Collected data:
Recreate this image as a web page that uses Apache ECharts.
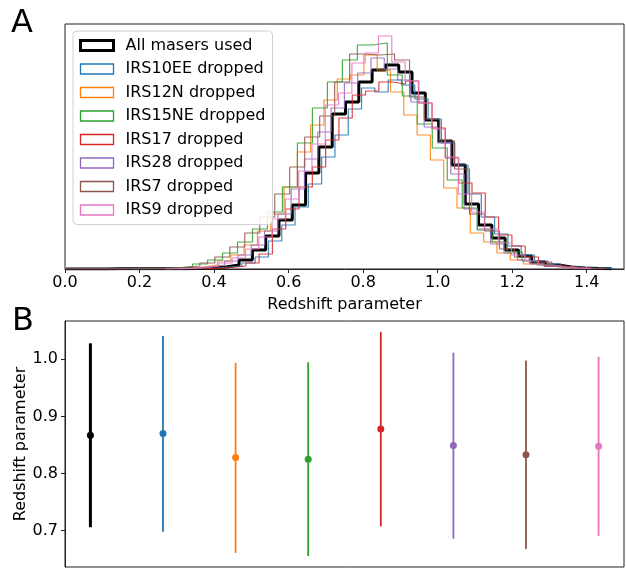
<!DOCTYPE html>
<html><head><meta charset="utf-8">
<script src="https://cdn.jsdelivr.net/npm/echarts@6/dist/echarts.min.js"></script>
<style>html,body{margin:0;padding:0;background:#fff}#c{width:626px;height:569px}</style>
</head><body><div id="c"></div>
<script>
// ---------- data ----------
const seriesNames = ['All masers used','IRS10EE dropped','IRS12N dropped','IRS15NE dropped','IRS17 dropped','IRS28 dropped','IRS7 dropped','IRS9 dropped'];
// histogram bin layout (left edge of first bin, bin width) per series
const binStarts = [0.003, 0.296, 0.2665, 0.1815, 0.3067, 0.0, 0.0, 0.270];
const binWidths = [0.0357, 0.0357, 0.0357, 0.0402, 0.0357, 0.0357, 0.0402, 0.0357];
// histogram counts (arbitrary units) per series
const countsAll = [0,0,0,0.2,0.2,0.2,0.3,0.3,0.3,0.5,1,2,4,9,19,33,49,64,96,122,155,167,187,199,204,197,176,149,128,104,65,44,31,19,13,7,4,2,1,0.5,0.3];
const countsIRS10EE = [0.3,0.5,1,2,3,6,12,28,44,62,85,112,134,160,181,177,189,184,170,150,126,104,75,52,35,23,14,8,5,2.5,1.2,0.5,0.3];
const countsIRS12N = [0.5,1,2,4,8,14,24,38,55,82,117,144,169,190,194,214,199,177,154,134,109,81,61,36,27,16,9,5,3,1.5,0.7,0.3];
const countsIRS15NE = [0.3,0.5,1.2,2.5,5,9,16,27,40,57,82,126,161,187,209,224,226,194,173,145,121,89,61,39,27,17,8,4,2,0.8,0.3];
const countsIRS17 = [0.2,0.4,0.8,1.5,3,6,15,40,60,82,102,129,151,174,178,187,185,188,166,141,111,86,76,52,34,23,12,7,3,1.5,0.6,0.3];
const countsIRS28 = [0.2,0.2,0.2,0.2,0.2,0.2,0.2,0.2,0.5,1,2,4,8,14,24,38,55,80,110,137,161,186,196,211,200,189,167,142,126,95,60,40,25,16,9,5,2.5,1,0.5,0.3];
const countsIRS7 = [0.2,0.2,0.2,0.2,0.3,0.4,0.7,1.5,3,6,12,22,36,52,75,102,132,153,187,215,214,215,209,172,150,128,100,55,38,20,12,6,3,1.5,0.6,0.3];
const countsIRS9 = [0.3,0.7,1.5,3,6,11,20,32,50,70,98,125,164,176,206,216,233,207,188,166,140,112,75,57,40,26,14,8,4,2,1,0.4];
const xTicksA = [0.0,0.2,0.4,0.6,0.8,1.0,1.2,1.4];
// panel B: redshift estimates with ranges
const errCenters = [0.867,0.870,0.828,0.825,0.878,0.849,0.833,0.848];
const errLow = [0.706,0.698,0.661,0.6555,0.7075,0.686,0.668,0.691];
const errHigh = [1.028,1.041,0.994,0.995,1.048,1.0116,0.998,1.0046];
const yTicksB = [0.7,0.8,0.9,1.0];

// ---------- styles ----------
const colors = ['#000000','#1f77b4','#ff7f0e','#2ca02c','#d62728','#9467bd','#8c564b','#e377c2'];
const allCounts = [countsAll,countsIRS10EE,countsIRS12N,countsIRS15NE,countsIRS17,countsIRS28,countsIRS7,countsIRS9];
const FONT = 'DejaVu Sans';
const FS = 16;

function stepPoints(start, width, counts) {
  const pts = [[start, 0]];
  counts.forEach((c, i) => {
    const x0 = start + i * width, x1 = start + (i + 1) * width;
    pts.push([x0, c], [x1, c]);
  });
  pts.push([start + counts.length * width, 0]);
  return pts;
}

const histSeries = seriesNames.map((name, i) => ({
  name, type: 'line', xAxisIndex: 0, yAxisIndex: 0,
  data: stepPoints(binStarts[i], binWidths[i], allCounts[i]),
  symbol: 'none', showSymbol: false, clip: true, animation: false,
  lineStyle: { color: colors[i], width: i === 0 ? 3 : 1.2, opacity: i === 0 ? 1 : 0.85 },
  itemStyle: { color: colors[i] },
  z: i === 0 ? 2 : 3
}));

const errData = errCenters.map((c, i) => [i, errLow[i], errHigh[i]]);
const ptData = errCenters.map((c, i) => [i, c]);

const chart = echarts.init(document.getElementById('c'), null, { renderer: 'canvas' });
chart.setOption({
  animation: false,
  backgroundColor: '#fff',
  textStyle: { fontFamily: FONT },
  graphic: [
    { type: 'text', left: 11, top: 8, style: { text: 'A', fontSize: 32, fontFamily: FONT, fill: '#000' } },
    { type: 'text', left: 12, top: 306, style: { text: 'B', fontSize: 32, fontFamily: FONT, fill: '#000' } }
  ],
  legend: {
    orient: 'vertical', left: 73, top: 31,
    padding: [6, 7, 6, 6],
    itemWidth: 33, itemHeight: 10, itemGap: 6.5,
    backgroundColor: 'rgba(255,255,255,0.85)', borderColor: '#d0d0d0', borderWidth: 1, borderRadius: 4,
    icon: 'rect',
    textStyle: { fontSize: FS, fontFamily: FONT, color: '#000', lineHeight: 17, padding: [0, 0, 0, 7] },
    data: seriesNames.map((n, i) => ({
      name: n, icon: 'rect',
      itemStyle: { color: 'rgba(0,0,0,0)', borderColor: colors[i], borderWidth: i === 0 ? 3 : 1.3 }
    }))
  },
  grid: [
    { left: 65, top: 24, width: 559, height: 245, show: true, borderColor: '#222', borderWidth: 1, backgroundColor: 'transparent' },
    { left: 65, top: 321, width: 559, height: 246, show: true, borderColor: '#222', borderWidth: 1, backgroundColor: 'transparent' }
  ],
  xAxis: [
    {
      gridIndex: 0, type: 'value', min: 0, max: 1.5,
      axisLine: { show: true, onZero: false, lineStyle: { color: '#222', width: 1 } },
      axisTick: { show: true, length: 4, customValues: xTicksA, lineStyle: { color: '#222' } },
      axisLabel: { show: true, customValues: xTicksA, formatter: v => v.toFixed(1), fontSize: FS, color: '#000', margin: 6, fontFamily: FONT },
      splitLine: { show: false },
      name: 'Redshift parameter', nameLocation: 'middle', nameGap: 28, nameMoveOverlap: false,
      nameTextStyle: { fontSize: FS, color: '#000', fontFamily: FONT }
    },
    {
      gridIndex: 1, type: 'value', min: -0.35, max: 7.35,
      axisLine: { show: false, onZero: false }, axisTick: { show: false }, axisLabel: { show: false }, splitLine: { show: false }
    }
  ],
  yAxis: [
    {
      gridIndex: 0, type: 'value', min: 0, max: 245,
      axisLine: { show: false, onZero: false }, axisTick: { show: false }, axisLabel: { show: false }, splitLine: { show: false }
    },
    {
      gridIndex: 1, type: 'value', min: 0.6364, max: 1.0671,
      axisLine: { show: true, onZero: false, lineStyle: { color: '#222', width: 1 } },
      axisTick: { show: true, length: 4, customValues: yTicksB, lineStyle: { color: '#222' } },
      axisLabel: { show: true, customValues: yTicksB, formatter: v => v.toFixed(1), fontSize: FS, color: '#000', margin: 7, fontFamily: FONT },
      splitLine: { show: false },
      name: 'Redshift parameter', nameLocation: 'middle', nameGap: 36, nameRotate: 90, nameMoveOverlap: false,
      nameTextStyle: { fontSize: FS, color: '#000', fontFamily: FONT }
    }
  ],
  series: histSeries.concat([
    {
      type: 'custom', name: 'errbars', xAxisIndex: 1, yAxisIndex: 1,
      data: errData, encode: { x: 0, y: [1, 2] },
      renderItem: (params, api) => {
        const x = api.value(0);
        const p1 = api.coord([x, api.value(1)]);
        const p2 = api.coord([x, api.value(2)]);
        const i = params.dataIndex;
        return { type: 'line', shape: { x1: p1[0], y1: p1[1], x2: p2[0], y2: p2[1] },
          style: { stroke: colors[i], lineWidth: i === 0 ? 3 : 1.8 } };
      },
      z: 5
    },
    {
      type: 'scatter', name: 'points', xAxisIndex: 1, yAxisIndex: 1,
      data: ptData, symbol: 'circle', symbolSize: 7,
      itemStyle: { color: p => colors[p.dataIndex], opacity: 1 },
      z: 6
    }
  ])
});
</script>
</body></html>
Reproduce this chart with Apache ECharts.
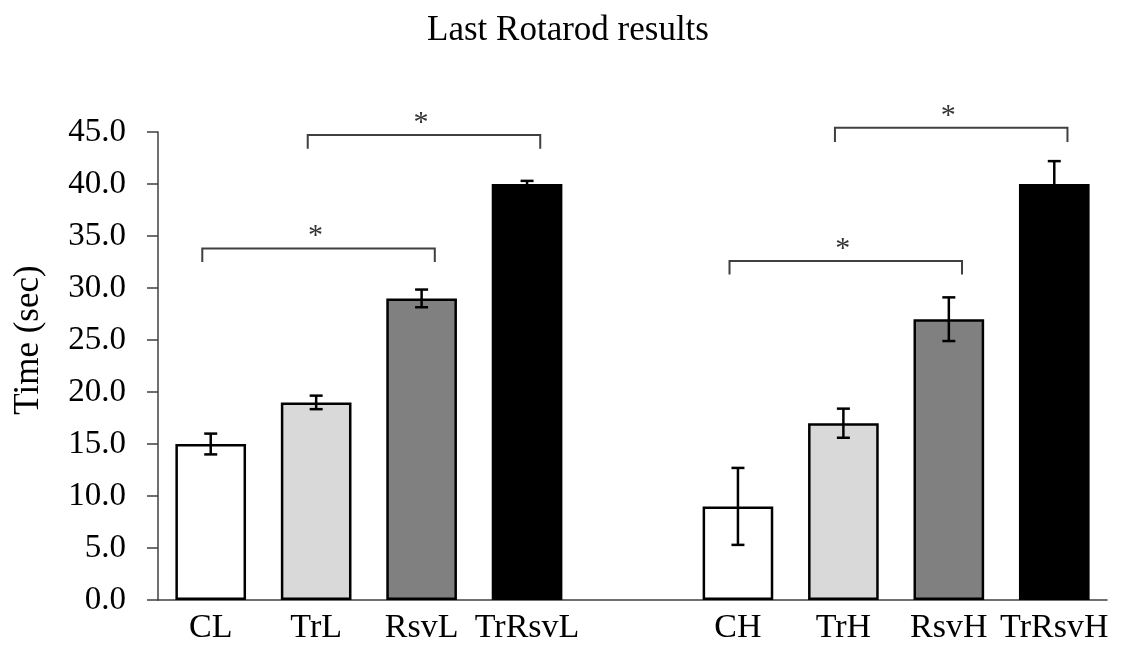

# [What is being asked]
Look over the listing above. Pick out and copy every line that includes "Apache".

# [Task output]
Recreate this image as a web page that uses Apache ECharts.
Reproduce this chart with Apache ECharts.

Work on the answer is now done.